Work to complete: Only the lines from the one containing "Recreate this image" through the one containing "const tthRy = [10.9, 10.3, 8.3, 7.65];" should be duplicated, exactly as they appear. Pictures are to be left out.

Source records:

§ §

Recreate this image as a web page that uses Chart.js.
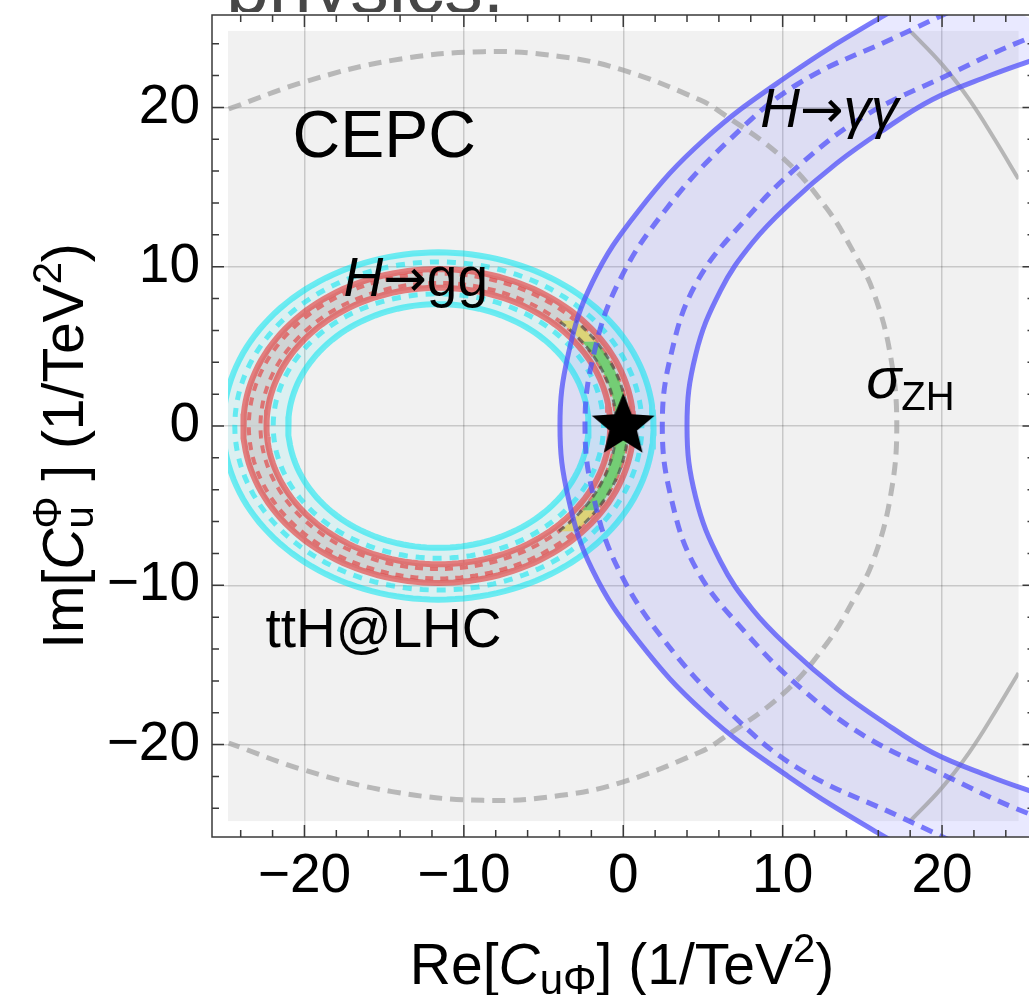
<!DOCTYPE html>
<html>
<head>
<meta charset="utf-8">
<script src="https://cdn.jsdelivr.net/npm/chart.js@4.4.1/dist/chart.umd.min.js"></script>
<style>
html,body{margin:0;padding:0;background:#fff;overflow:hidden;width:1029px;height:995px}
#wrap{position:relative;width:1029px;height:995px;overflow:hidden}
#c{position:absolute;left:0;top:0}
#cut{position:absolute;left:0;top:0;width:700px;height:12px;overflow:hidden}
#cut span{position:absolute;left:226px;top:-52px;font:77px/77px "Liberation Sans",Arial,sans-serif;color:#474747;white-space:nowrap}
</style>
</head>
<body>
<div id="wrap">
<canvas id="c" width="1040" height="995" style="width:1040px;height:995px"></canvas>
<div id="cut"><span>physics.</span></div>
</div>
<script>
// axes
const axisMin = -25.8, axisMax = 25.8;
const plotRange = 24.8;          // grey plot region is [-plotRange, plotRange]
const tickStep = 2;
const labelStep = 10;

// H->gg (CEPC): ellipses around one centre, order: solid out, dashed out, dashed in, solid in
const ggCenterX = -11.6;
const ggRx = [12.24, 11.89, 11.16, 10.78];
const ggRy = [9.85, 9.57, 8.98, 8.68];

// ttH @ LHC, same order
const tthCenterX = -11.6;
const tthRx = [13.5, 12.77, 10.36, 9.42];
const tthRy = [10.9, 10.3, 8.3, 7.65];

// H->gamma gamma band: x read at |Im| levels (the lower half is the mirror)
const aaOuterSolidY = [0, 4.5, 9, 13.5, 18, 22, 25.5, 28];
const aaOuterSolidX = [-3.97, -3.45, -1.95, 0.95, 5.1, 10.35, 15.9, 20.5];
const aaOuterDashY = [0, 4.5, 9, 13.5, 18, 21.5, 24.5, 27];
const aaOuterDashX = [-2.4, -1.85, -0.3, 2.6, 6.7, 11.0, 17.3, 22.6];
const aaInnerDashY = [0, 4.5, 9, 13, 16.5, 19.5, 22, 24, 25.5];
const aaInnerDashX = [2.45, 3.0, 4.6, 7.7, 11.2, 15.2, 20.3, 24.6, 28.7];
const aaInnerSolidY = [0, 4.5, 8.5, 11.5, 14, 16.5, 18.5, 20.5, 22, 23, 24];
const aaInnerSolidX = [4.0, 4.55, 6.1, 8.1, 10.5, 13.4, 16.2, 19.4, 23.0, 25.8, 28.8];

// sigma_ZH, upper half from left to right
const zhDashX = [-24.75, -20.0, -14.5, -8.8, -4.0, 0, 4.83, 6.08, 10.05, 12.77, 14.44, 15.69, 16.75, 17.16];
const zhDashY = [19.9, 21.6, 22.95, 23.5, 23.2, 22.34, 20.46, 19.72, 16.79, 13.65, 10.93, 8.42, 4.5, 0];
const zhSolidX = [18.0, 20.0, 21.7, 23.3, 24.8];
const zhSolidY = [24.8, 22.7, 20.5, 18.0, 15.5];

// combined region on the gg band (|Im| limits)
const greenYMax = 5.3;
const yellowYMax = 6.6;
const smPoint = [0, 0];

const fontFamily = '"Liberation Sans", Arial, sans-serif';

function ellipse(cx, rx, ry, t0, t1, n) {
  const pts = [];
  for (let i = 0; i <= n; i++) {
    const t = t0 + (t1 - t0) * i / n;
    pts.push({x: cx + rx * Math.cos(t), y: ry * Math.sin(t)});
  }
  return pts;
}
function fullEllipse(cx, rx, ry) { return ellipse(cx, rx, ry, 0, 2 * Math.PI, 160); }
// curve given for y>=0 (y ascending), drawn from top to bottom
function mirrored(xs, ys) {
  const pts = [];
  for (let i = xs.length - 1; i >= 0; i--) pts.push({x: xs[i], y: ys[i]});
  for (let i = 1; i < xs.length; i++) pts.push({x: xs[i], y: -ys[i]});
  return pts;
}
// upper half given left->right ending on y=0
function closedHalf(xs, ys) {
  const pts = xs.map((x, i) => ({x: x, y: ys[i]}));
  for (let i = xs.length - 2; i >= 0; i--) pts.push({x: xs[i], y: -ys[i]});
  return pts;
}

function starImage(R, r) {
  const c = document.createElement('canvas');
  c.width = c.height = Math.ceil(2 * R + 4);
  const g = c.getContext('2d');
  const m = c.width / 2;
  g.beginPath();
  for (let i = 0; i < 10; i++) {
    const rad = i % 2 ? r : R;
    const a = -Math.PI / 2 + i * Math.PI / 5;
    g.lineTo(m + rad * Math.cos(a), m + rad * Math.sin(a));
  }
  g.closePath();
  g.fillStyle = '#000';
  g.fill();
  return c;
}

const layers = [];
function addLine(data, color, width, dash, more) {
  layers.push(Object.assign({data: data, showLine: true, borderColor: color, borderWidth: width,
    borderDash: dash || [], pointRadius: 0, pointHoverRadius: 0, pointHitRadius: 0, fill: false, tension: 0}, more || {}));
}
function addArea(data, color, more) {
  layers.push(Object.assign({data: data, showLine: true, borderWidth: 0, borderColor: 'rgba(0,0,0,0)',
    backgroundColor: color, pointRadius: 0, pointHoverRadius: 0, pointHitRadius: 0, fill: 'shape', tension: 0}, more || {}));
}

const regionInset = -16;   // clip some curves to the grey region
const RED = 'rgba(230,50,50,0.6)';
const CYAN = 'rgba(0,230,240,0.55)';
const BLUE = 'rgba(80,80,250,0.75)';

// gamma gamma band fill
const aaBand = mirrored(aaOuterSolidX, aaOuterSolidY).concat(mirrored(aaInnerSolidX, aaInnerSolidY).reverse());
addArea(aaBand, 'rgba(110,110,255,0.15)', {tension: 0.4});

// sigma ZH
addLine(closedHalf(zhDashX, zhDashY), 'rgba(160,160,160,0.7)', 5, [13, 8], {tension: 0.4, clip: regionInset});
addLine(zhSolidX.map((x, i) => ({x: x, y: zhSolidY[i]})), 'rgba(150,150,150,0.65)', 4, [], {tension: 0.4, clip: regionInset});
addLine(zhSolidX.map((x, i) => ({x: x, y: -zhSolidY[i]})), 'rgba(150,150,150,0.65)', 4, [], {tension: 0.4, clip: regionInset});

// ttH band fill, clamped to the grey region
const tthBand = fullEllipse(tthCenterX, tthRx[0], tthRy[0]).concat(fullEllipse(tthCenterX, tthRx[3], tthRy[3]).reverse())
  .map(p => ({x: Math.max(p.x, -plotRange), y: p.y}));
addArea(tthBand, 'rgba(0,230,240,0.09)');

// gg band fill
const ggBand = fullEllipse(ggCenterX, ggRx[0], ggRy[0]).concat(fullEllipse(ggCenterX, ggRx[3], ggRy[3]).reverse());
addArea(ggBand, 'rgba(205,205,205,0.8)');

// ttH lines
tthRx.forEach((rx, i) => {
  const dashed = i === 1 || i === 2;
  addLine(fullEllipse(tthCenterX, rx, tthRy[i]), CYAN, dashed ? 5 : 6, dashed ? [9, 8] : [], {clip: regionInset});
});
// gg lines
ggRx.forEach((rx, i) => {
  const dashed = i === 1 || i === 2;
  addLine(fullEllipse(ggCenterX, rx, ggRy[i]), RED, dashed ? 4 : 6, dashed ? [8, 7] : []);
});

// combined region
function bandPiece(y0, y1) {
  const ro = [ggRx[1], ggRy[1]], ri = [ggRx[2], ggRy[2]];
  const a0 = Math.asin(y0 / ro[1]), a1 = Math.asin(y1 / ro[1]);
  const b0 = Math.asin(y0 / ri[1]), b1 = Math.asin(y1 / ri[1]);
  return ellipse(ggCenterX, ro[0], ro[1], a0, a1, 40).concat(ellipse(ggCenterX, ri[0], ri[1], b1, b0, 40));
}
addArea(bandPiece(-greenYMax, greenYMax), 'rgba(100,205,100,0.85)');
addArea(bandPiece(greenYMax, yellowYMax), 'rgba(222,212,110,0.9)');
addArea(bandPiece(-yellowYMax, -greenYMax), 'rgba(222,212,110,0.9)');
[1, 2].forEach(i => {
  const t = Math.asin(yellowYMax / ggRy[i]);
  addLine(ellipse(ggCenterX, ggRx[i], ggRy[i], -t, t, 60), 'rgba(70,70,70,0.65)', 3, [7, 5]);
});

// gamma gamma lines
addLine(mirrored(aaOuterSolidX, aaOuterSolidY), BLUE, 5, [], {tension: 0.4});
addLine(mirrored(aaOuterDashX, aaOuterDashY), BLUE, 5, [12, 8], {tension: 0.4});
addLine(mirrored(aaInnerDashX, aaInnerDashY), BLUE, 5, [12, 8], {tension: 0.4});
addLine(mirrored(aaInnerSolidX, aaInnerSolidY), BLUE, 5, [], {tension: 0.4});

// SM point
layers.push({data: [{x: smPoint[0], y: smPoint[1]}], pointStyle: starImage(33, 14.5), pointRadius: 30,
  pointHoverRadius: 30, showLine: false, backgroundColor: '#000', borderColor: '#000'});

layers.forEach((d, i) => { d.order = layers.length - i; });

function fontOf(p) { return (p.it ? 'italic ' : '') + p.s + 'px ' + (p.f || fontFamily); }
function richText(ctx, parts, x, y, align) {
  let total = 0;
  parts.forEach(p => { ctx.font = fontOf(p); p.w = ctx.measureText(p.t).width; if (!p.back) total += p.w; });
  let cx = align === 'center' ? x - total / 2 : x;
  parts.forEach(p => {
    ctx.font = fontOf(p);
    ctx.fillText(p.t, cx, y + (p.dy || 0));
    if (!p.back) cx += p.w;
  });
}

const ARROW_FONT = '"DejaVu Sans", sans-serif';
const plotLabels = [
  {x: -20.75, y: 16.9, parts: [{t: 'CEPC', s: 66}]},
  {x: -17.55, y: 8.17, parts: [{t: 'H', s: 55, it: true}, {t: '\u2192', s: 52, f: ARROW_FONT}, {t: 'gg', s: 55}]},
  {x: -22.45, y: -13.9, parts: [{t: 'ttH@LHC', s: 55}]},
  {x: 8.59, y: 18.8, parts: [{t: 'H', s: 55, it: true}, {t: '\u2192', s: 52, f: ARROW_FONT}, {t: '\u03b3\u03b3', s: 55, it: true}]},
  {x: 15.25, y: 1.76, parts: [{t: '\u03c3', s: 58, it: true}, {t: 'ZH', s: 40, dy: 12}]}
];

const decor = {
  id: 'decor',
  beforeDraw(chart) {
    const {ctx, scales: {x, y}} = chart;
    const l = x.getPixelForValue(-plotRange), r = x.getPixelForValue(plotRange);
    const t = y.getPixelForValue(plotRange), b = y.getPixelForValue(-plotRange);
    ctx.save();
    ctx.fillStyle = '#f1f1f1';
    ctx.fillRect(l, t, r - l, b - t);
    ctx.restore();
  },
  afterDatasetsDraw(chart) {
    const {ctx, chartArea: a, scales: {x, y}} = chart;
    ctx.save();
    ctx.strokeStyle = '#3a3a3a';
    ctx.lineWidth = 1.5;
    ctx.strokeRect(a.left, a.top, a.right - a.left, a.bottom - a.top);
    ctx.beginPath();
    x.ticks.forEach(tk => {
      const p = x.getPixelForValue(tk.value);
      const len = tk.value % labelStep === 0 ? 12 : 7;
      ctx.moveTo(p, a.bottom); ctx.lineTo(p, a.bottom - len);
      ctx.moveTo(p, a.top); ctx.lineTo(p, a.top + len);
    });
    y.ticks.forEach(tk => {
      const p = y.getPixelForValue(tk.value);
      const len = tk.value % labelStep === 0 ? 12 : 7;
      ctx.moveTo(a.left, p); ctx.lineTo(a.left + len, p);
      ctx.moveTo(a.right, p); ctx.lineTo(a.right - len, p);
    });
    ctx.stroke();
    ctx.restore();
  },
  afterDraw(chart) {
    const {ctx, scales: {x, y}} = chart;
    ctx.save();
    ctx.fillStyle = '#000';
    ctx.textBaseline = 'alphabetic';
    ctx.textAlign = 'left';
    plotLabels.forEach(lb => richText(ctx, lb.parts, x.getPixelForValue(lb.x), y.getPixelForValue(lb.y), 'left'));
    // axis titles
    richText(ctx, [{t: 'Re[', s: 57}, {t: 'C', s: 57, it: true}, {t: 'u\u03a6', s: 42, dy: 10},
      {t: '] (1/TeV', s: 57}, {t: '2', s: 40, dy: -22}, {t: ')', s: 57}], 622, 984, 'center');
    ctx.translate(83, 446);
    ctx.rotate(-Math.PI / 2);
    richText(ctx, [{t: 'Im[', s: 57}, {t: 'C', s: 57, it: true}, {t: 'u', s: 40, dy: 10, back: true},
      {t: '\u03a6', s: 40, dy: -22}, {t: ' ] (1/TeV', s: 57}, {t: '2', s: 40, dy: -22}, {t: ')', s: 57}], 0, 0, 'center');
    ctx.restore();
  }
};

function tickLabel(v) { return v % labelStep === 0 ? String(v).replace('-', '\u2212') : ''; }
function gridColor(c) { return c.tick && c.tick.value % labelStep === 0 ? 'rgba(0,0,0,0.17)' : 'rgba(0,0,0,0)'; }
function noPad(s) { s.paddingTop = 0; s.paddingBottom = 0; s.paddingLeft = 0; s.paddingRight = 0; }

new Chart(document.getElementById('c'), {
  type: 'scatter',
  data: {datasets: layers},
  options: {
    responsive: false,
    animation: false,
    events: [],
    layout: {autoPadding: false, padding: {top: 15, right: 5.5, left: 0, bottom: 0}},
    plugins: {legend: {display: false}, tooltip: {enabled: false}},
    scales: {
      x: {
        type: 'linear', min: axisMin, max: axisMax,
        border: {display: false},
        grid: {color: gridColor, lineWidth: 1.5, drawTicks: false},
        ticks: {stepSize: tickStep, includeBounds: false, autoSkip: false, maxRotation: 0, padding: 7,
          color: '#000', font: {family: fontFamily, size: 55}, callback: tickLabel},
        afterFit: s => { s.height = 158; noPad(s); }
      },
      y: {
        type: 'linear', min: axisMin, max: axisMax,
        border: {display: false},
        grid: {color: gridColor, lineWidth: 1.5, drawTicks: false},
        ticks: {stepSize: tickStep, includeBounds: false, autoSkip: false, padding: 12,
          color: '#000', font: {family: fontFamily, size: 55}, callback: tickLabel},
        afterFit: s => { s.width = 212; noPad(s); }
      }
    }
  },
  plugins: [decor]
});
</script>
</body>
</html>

§ §

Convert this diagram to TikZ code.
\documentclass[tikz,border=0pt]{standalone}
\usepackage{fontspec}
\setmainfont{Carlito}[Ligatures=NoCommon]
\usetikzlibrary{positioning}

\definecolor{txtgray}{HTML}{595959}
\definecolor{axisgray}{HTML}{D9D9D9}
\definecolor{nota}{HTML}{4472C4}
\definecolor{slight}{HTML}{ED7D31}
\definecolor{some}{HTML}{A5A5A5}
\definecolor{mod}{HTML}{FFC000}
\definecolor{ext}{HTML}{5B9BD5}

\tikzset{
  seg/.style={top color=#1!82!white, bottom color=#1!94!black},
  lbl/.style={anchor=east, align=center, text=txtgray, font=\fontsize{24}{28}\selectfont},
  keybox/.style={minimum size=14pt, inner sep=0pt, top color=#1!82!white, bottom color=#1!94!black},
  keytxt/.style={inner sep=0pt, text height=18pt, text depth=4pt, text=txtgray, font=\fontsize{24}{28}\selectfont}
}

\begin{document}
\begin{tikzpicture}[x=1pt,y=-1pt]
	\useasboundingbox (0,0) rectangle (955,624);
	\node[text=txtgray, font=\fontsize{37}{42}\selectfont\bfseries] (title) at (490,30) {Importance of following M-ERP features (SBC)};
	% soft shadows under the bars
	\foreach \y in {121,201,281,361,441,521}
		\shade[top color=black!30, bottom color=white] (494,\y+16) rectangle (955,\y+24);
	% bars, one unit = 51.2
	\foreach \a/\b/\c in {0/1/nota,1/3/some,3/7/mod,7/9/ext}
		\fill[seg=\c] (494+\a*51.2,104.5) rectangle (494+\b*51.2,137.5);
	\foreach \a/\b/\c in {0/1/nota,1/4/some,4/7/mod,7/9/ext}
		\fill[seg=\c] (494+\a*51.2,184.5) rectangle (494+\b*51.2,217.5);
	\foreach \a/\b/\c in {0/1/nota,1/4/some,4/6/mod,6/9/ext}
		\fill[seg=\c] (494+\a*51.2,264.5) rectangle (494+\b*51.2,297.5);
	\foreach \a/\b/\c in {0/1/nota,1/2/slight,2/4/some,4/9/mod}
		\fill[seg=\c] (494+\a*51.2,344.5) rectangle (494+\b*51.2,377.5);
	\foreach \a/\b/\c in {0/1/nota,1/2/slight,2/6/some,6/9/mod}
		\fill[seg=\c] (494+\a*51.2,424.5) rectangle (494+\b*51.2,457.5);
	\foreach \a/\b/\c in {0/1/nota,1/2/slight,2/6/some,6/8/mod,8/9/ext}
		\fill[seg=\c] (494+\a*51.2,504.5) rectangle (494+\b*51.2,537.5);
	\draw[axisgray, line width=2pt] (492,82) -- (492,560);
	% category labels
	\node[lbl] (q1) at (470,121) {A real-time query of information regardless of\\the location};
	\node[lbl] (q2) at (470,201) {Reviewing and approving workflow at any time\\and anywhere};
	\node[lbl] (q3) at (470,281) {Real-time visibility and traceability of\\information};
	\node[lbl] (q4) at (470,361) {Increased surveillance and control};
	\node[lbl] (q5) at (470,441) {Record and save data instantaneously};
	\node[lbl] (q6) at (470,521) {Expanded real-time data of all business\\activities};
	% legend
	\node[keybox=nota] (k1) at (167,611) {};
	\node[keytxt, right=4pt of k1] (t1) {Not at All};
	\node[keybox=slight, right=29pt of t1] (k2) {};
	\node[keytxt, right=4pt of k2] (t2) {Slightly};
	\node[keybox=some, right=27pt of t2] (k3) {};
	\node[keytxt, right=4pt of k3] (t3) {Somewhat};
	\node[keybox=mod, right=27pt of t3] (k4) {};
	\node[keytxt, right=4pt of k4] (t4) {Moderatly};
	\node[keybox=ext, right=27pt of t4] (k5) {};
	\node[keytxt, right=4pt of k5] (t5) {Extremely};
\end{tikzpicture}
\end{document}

§ §

Solution to this task:
Recreate this image as a web page that uses Chart.js.
<!DOCTYPE html>
<html>
<head>
<meta charset="utf-8">
<script src="https://cdn.jsdelivr.net/npm/chart.js@4.4.1/dist/chart.umd.min.js"></script>
<style>
html,body{margin:0;padding:0;background:#fff;overflow:hidden;width:1029px;height:995px}
#wrap{position:relative;width:1029px;height:995px;overflow:hidden}
#c{position:absolute;left:0;top:0}
#cut{position:absolute;left:0;top:0;width:700px;height:12px;overflow:hidden}
#cut span{position:absolute;left:226px;top:-52px;font:77px/77px "Liberation Sans",Arial,sans-serif;color:#474747;white-space:nowrap}
</style>
</head>
<body>
<div id="wrap">
<canvas id="c" width="1040" height="995" style="width:1040px;height:995px"></canvas>
<div id="cut"><span>physics.</span></div>
</div>
<script>
// axes
const axisMin = -25.8, axisMax = 25.8;
const plotRange = 24.8;          // grey plot region is [-plotRange, plotRange]
const tickStep = 2;
const labelStep = 10;

// H->gg (CEPC): ellipses around one centre, order: solid out, dashed out, dashed in, solid in
const ggCenterX = -11.6;
const ggRx = [12.24, 11.89, 11.16, 10.78];
const ggRy = [9.85, 9.57, 8.98, 8.68];

// ttH @ LHC, same order
const tthCenterX = -11.6;
const tthRx = [13.5, 12.77, 10.36, 9.42];
const tthRy = [10.9, 10.3, 8.3, 7.65];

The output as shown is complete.